The claimant was the daughter of an 86-year-old man who died following treatment at a Leicester hospital in 2007. Leigh Day represented Gabriele Shaw at the subsequent three-week inquest, following which the coroner decided that the death was the unintended consequence of a therapeutic procedure and that the patient knew the risks before he agreed to surgery.

Against the advice of her lawyers, Shaw started proceedings for judicial review as a litigant in person, an application which was dismissed by a divisional court.

In Shaw v Leigh Day, Mrs Justice Andrews described the claim as being expressed in ‘extremely broad terms’, where Shaw alleged the firm failed to use the inquest as an opportunity to establish the facts and information that would have aided a subsequent clinical negligence claim.

The judge stressed that it was not enough in negligence cases to show that a different solicitor might have taken a different course. In addition, legal representatives at an inquest could not be held in breach of duty to their client if the coroner determines that certain evidence is not to be admitted or precludes a certain line of questioning from being pursued.

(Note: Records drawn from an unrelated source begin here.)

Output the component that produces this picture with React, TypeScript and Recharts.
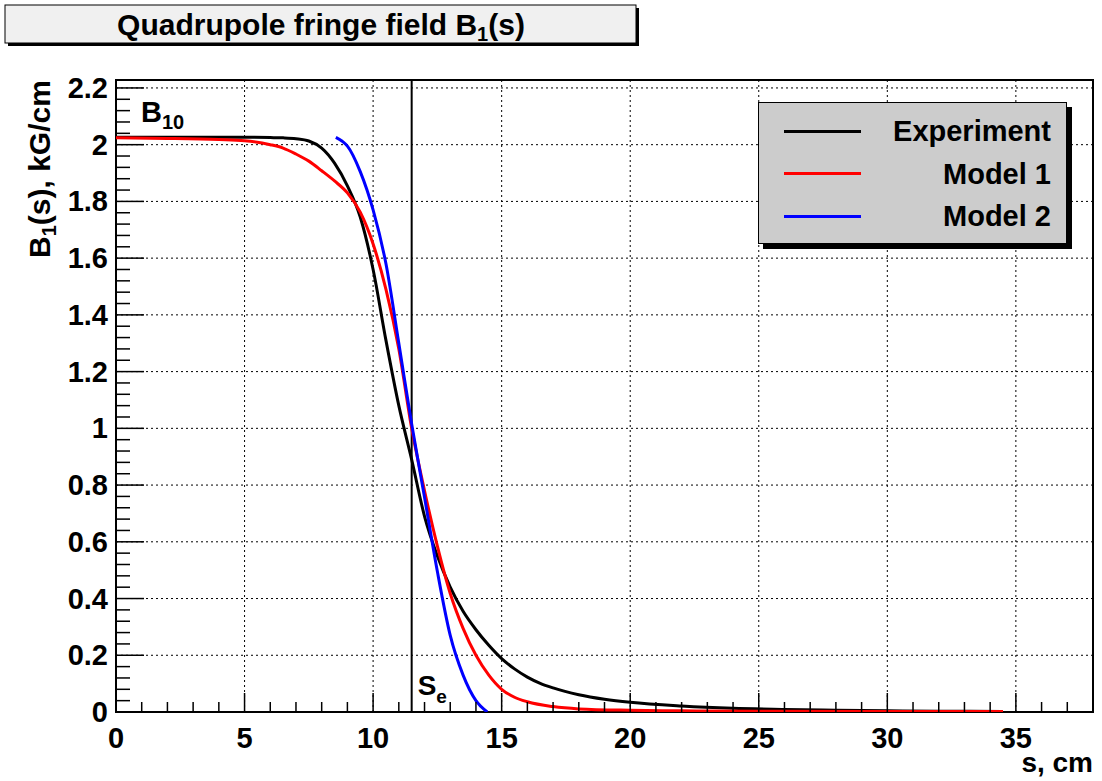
import {
  LineChart,
  Line,
  XAxis,
  YAxis,
  CartesianGrid,
  ReferenceLine,
  ReferenceArea,
  Legend,
  Customized,
} from 'recharts';

const FONT = '"Liberation Sans", Arial, Helvetica, sans-serif';

// Experiment
const expS = [0, 2, 4, 5, 6, 6.5, 7, 7.5, 8, 8.5, 9, 9.5, 10, 10.5, 11, 11.5, 12, 12.5, 13, 13.5, 14, 14.5, 15, 15.5, 16, 16.5, 17, 18, 19, 20, 22, 24, 26, 28, 30, 32, 34.5];
const expB = [2.026, 2.026, 2.026, 2.026, 2.025, 2.024, 2.021, 2.013, 1.988, 1.935, 1.855, 1.745, 1.56, 1.31, 1.08, 0.89, 0.69, 0.55, 0.44, 0.355, 0.29, 0.235, 0.188, 0.152, 0.123, 0.101, 0.085, 0.061, 0.045, 0.034, 0.021, 0.013, 0.009, 0.006, 0.004, 0.003, 0.002];

// Model 1
const m1S = [0, 2, 4, 5, 6, 6.5, 7, 7.5, 8, 8.5, 9, 9.5, 10, 10.5, 11, 11.5, 12, 12.5, 13, 13.5, 14, 14.5, 15, 15.5, 16, 17, 18, 20, 22, 25, 30, 34.5];
const m1B = [2.024, 2.022, 2.018, 2.014, 2.0, 1.988, 1.967, 1.942, 1.908, 1.872, 1.83, 1.762, 1.65, 1.49, 1.28, 1.0, 0.78, 0.585, 0.418, 0.295, 0.2, 0.13, 0.08, 0.052, 0.036, 0.019, 0.011, 0.006, 0.004, 0.003, 0.002, 0.002];

// Model 2
const m2S = [8.55, 8.8, 9, 9.5, 10, 10.5, 11, 11.5, 12, 12.5, 13, 13.5, 14, 14.44];
const m2B = [2.026, 2.012, 1.995, 1.905, 1.77, 1.58, 1.3, 1.015, 0.757, 0.495, 0.27, 0.13, 0.04, 0.0];

const xTicks = [0, 5, 10, 15, 20, 25, 30, 35];
const xMinorTicks = [1, 2, 3, 4, 6, 7, 8, 9, 11, 12, 13, 14, 16, 17, 18, 19, 21, 22, 23, 24, 26, 27, 28, 29, 31, 32, 33, 34, 36, 37];
const yTicks = [0, 0.2, 0.4, 0.6, 0.8, 1, 1.2, 1.4, 1.6, 1.8, 2, 2.2];
const yMinorTicks = [
  0.04, 0.08, 0.12, 0.16, 0.24, 0.28, 0.32, 0.36, 0.44, 0.48, 0.52, 0.56,
  0.64, 0.68, 0.72, 0.76, 0.84, 0.88, 0.92, 0.96, 1.04, 1.08, 1.12, 1.16,
  1.24, 1.28, 1.32, 1.36, 1.44, 1.48, 1.52, 1.56, 1.64, 1.68, 1.72, 1.76,
  1.84, 1.88, 1.92, 1.96, 2.04, 2.08, 2.12, 2.16,
];

const S_EDGE = 11.5;
const X_MAX = 38;
const Y_MAX = 2.228;

const toPoints = (xs: number[], ys: number[]) => xs.map((s, i) => ({ s, b: ys[i] }));
const expData = toPoints(expS, expB);
const m1Data = toPoints(m1S, m1B);
const m2Data = toPoints(m2S, m2B);

// tick marks point inwards, labels only on major ticks
const XTick = (props: any) => {
  const v = props.payload.value;
  const major = xTicks.includes(v);
  return (
    <g>
      <line x1={props.x} x2={props.x} y1={props.y} y2={props.y - (major ? 19 : 10)} stroke="#000" strokeWidth={1.5} />
      {major && (
        <text x={props.x} y={props.y + 36} textAnchor="middle" fontFamily={FONT} fontWeight="bold" fontSize={29} fill="#000">
          {v}
        </text>
      )}
    </g>
  );
};

const YTick = (props: any) => {
  const v = props.payload.value;
  const major = yTicks.includes(v);
  return (
    <g>
      <line x1={props.x} x2={props.x + (major ? 28 : 14)} y1={props.y} y2={props.y} stroke="#000" strokeWidth={1.5} />
      {major && (
        <text x={props.x - 8} y={props.y + 10} textAnchor="end" fontFamily={FONT} fontWeight="bold" fontSize={29} fill="#000">
          {v}
        </text>
      )}
    </g>
  );
};

function LegendBox({ payload }: any) {
  return (
    <div
      style={{
        position: 'relative',
        width: 309,
        height: 142,
        background: '#cccccc',
        border: '1.5px solid #000',
        boxShadow: '5px 5px 0 #000',
        boxSizing: 'border-box',
        fontFamily: FONT,
        fontWeight: 'bold',
        fontSize: 29,
        color: '#000',
      }}
    >
      {(payload || []).map((p: any, i: number) => (
        <div
          key={p.value}
          style={{ position: 'absolute', left: 0, right: 0, top: 8 + i * 42.5, height: 40, display: 'flex', alignItems: 'center' }}
        >
          <div style={{ marginLeft: 25, width: 77, height: 3, background: p.color }} />
          <div style={{ flex: 1, textAlign: 'right', paddingRight: 15, lineHeight: '40px' }}>{p.value}</div>
        </div>
      ))}
    </div>
  );
}

function SeLabel(props: any) {
  const vb = props.viewBox || {};
  return (
    <text x={vb.x + 6} y={vb.y + vb.height - 17} fontFamily={FONT} fontWeight="bold" fontSize={28} fill="#000">
      S
      <tspan fontSize={19} dy={8}>e</tspan>
    </text>
  );
}

function Annotations() {
  return (
    <g fontFamily={FONT} fontWeight="bold" fill="#000">
      <rect x={8} y={8} width={631} height={38} fill="#000" />
      <rect x={5} y={5} width={631} height={38} fill="#f0f0f0" stroke="#000" strokeWidth={1} />
      <text x={321} y={35} textAnchor="middle" fontSize={30}>
        Quadrupole fringe field B<tspan fontSize={20} dy={6}>1</tspan>
        <tspan dy={-6}>(s)</tspan>
      </text>
      <text x={141} y={122} fontSize={29}>
        B<tspan fontSize={20} dy={7}>10</tspan>
      </text>
      <text x={1093} y={772} textAnchor="end" fontSize={28}>
        s, cm
      </text>
      <text transform="translate(50,258) rotate(-90)" fontSize={30}>
        B<tspan fontSize={20} dy={6}>1</tspan>
        <tspan dy={-6}>(s), kG/cm</tspan>
      </text>
    </g>
  );
}

export default function App() {
  return (
    <div style={{ position: 'absolute', left: 0, top: 0, width: 1102, height: 781, background: '#fff' }}>
      <LineChart width={1102} height={781} margin={{ top: 80, right: 9, bottom: 0, left: 0 }}>
        <CartesianGrid
          xAxisId="x"
          yAxisId="y"
          stroke="#000"
          strokeWidth={1}
          strokeDasharray="2 3"
          verticalValues={xTicks}
          horizontalValues={yTicks}
        />
        <XAxis
          xAxisId="x"
          dataKey="s"
          type="number"
          domain={[0, X_MAX]}
          allowDataOverflow
          ticks={[...xTicks, ...xMinorTicks]}
          interval={0}
          tickLine={false}
          axisLine={false}
          tickSize={0}
          tickMargin={0}
          height={69}
          tick={XTick}
        />
        <YAxis
          yAxisId="y"
          type="number"
          domain={[0, Y_MAX]}
          allowDataOverflow
          ticks={[...yTicks, ...yMinorTicks]}
          interval={0}
          tickLine={false}
          axisLine={false}
          tickSize={0}
          tickMargin={0}
          width={116}
          tick={YTick}
        />
        <ReferenceLine
          xAxisId="x"
          yAxisId="y"
          x={S_EDGE}
          stroke="#000"
          strokeWidth={2}
          label={<SeLabel />}
        />
        <Line
          xAxisId="x"
          yAxisId="y"
          data={expData}
          dataKey="b"
          name="Experiment"
          type="monotone"
          stroke="#000000"
          strokeWidth={3}
          dot={false}
          isAnimationActive={false}
        />
        <Line
          xAxisId="x"
          yAxisId="y"
          data={m1Data}
          dataKey="b"
          name="Model 1"
          type="monotone"
          stroke="#ff0000"
          strokeWidth={3}
          dot={false}
          isAnimationActive={false}
        />
        <Line
          xAxisId="x"
          yAxisId="y"
          data={m2Data}
          dataKey="b"
          name="Model 2"
          type="monotone"
          stroke="#0000ff"
          strokeWidth={3}
          dot={false}
          isAnimationActive={false}
        />
        <ReferenceArea
          xAxisId="x"
          yAxisId="y"
          x1={0}
          x2={X_MAX}
          y1={0}
          y2={Y_MAX}
          fill="none"
          fillOpacity={0}
          stroke="#000"
          strokeWidth={2}
          ifOverflow="visible"
        />
        <Legend
          layout="horizontal"
          verticalAlign="middle"
          align="center"
          content={<LegendBox />}
          wrapperStyle={{ left: 758, top: 102, width: 309, height: 142 }}
        />
        <Customized component={<Annotations />} />
      </LineChart>
    </div>
  );
}
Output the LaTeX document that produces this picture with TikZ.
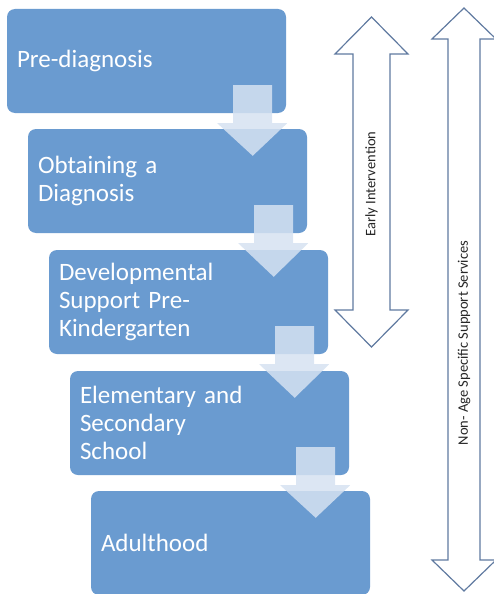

The judge added: ‘It is one of the more extraordinary features of this case that Mrs Shaw was constrained to concede in cross-examination that there was no evidential basis (whether cogent or otherwise) for any of the propositions that she criticised Leigh Day for not having pursued.’

While the judge rejected any suggestion that proceedings were financially motivated, she ruled there was no legitimate basis for criticism of Leigh Day’s performance. The firm had not promised that the claimant would obtain answers to her many questions about her father’s death, nor was it obliged to obtain them.

Criticism of Leigh Day for not challenging assertions made by the trust was ‘both unfair and misguided’. Mrs Justice Andrews ordered that the claimant could not recover any costs from bringing the failed JR challenge.